## EXERCISE GOAL
From the first line of the data below through the line bearing "import * as", reproduce each line exactly; do not include pictures.
## start GIVEN DATA
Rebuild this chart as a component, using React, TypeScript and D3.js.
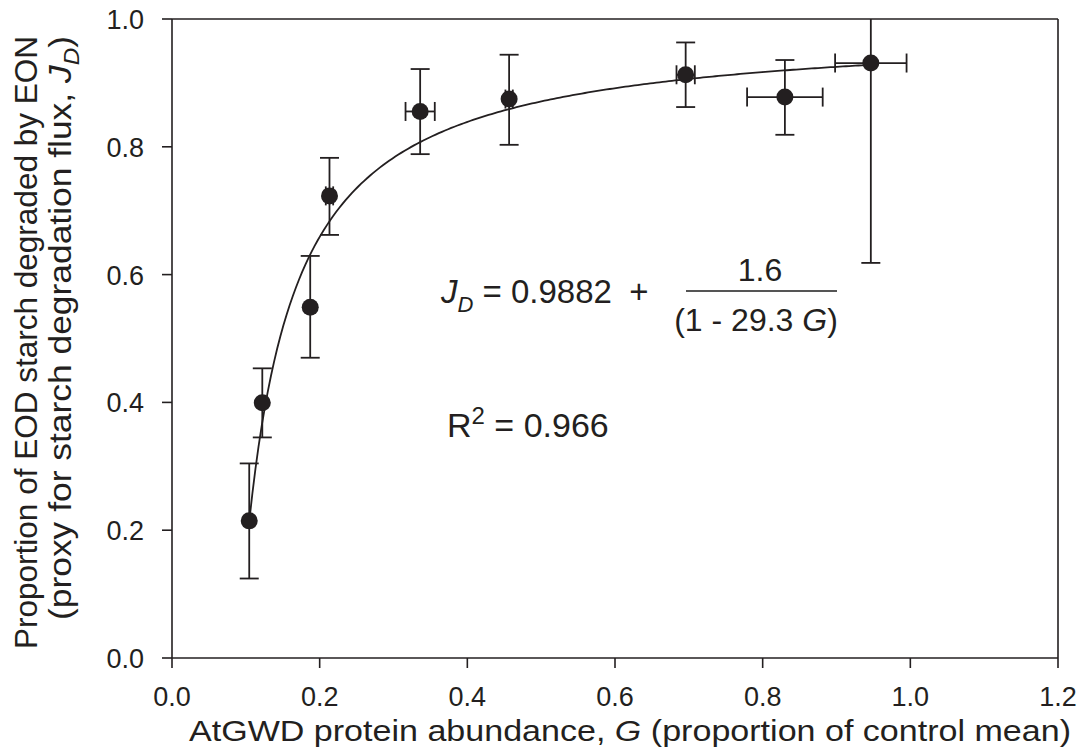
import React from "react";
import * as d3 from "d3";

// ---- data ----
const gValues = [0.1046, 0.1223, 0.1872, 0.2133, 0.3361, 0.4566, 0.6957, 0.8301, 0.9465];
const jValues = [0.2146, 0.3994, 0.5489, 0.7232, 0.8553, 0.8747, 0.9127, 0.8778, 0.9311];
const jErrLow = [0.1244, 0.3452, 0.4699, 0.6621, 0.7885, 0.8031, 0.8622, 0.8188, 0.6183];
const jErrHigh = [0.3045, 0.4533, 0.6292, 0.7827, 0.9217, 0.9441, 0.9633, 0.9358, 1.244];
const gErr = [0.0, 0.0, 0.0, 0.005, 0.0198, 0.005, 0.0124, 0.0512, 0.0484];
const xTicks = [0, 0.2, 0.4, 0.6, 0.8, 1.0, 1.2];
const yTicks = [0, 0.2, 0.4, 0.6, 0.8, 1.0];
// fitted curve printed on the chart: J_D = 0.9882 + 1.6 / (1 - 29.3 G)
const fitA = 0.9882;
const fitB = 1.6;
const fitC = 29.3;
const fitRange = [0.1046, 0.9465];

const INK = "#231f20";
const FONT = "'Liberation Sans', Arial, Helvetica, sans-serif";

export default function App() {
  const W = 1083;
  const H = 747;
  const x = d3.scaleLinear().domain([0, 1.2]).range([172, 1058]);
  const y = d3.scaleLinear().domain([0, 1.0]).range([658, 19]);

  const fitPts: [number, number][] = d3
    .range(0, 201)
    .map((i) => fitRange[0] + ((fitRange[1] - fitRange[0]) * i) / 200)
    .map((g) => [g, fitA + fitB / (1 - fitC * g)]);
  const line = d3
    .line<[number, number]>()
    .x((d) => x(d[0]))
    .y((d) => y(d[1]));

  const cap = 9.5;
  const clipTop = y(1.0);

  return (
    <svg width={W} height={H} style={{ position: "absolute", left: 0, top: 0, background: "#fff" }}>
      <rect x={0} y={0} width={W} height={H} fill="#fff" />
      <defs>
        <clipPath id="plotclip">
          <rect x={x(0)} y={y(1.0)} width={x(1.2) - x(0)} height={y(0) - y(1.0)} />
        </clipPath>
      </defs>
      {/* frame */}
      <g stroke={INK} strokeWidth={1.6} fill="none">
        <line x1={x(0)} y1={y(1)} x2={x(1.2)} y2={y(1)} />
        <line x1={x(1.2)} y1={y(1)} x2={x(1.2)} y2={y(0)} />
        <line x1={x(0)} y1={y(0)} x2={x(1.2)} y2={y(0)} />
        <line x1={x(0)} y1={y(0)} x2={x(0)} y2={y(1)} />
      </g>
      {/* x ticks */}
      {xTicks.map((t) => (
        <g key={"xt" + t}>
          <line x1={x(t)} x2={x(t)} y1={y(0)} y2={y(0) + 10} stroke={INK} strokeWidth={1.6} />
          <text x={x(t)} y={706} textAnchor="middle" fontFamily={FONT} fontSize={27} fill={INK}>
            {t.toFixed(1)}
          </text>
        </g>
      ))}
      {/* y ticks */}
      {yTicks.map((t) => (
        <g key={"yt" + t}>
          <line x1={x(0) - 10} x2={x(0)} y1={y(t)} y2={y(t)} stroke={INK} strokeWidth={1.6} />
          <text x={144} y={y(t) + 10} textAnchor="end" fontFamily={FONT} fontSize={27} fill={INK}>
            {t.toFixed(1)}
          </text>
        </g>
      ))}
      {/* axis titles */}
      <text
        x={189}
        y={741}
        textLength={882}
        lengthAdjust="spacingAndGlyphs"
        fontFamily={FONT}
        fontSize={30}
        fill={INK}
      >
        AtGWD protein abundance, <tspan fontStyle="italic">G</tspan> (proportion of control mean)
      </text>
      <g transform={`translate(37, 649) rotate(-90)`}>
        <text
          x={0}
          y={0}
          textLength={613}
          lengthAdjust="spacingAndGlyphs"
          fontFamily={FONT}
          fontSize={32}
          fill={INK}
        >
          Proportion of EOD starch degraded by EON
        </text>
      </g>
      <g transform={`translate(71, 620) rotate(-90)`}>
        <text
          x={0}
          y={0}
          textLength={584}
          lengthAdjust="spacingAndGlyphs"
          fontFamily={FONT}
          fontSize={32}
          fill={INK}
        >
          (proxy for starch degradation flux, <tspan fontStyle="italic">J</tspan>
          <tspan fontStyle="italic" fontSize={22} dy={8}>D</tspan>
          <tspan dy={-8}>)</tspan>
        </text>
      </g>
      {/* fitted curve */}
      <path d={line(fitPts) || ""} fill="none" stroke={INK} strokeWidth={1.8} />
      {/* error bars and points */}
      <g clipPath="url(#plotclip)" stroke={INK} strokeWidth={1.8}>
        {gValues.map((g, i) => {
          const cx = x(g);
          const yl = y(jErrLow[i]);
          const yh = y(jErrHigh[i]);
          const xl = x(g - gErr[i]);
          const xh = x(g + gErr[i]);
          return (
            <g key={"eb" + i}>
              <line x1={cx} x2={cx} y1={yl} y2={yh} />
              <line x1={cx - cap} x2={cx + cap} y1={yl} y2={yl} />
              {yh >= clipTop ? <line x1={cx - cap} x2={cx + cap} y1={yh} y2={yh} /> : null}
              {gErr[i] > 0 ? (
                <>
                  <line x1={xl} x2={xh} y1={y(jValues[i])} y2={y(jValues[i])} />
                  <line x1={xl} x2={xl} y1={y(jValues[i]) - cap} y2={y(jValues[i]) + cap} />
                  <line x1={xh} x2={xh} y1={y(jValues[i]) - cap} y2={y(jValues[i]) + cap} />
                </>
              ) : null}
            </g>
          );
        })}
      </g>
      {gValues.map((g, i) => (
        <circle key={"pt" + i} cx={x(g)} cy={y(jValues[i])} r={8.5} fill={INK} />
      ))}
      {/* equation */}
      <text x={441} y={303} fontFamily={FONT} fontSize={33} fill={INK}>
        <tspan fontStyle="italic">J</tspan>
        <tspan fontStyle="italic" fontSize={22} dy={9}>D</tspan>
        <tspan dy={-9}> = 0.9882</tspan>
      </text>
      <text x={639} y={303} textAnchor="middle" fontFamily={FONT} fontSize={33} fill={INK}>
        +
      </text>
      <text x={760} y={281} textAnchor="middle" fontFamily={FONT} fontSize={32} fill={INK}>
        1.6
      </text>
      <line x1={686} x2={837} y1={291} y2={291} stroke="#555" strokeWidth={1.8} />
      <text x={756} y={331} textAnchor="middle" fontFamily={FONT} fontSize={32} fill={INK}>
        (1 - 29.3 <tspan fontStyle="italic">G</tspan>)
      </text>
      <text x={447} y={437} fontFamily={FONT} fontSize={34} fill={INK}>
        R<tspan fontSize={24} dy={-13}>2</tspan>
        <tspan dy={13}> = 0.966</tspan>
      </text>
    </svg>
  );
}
## end GIVEN DATA
## WORKED SOLUTION
Rebuild this chart as a component, using React, TypeScript and D3.js.
import React from "react";
import * as d3 from "d3";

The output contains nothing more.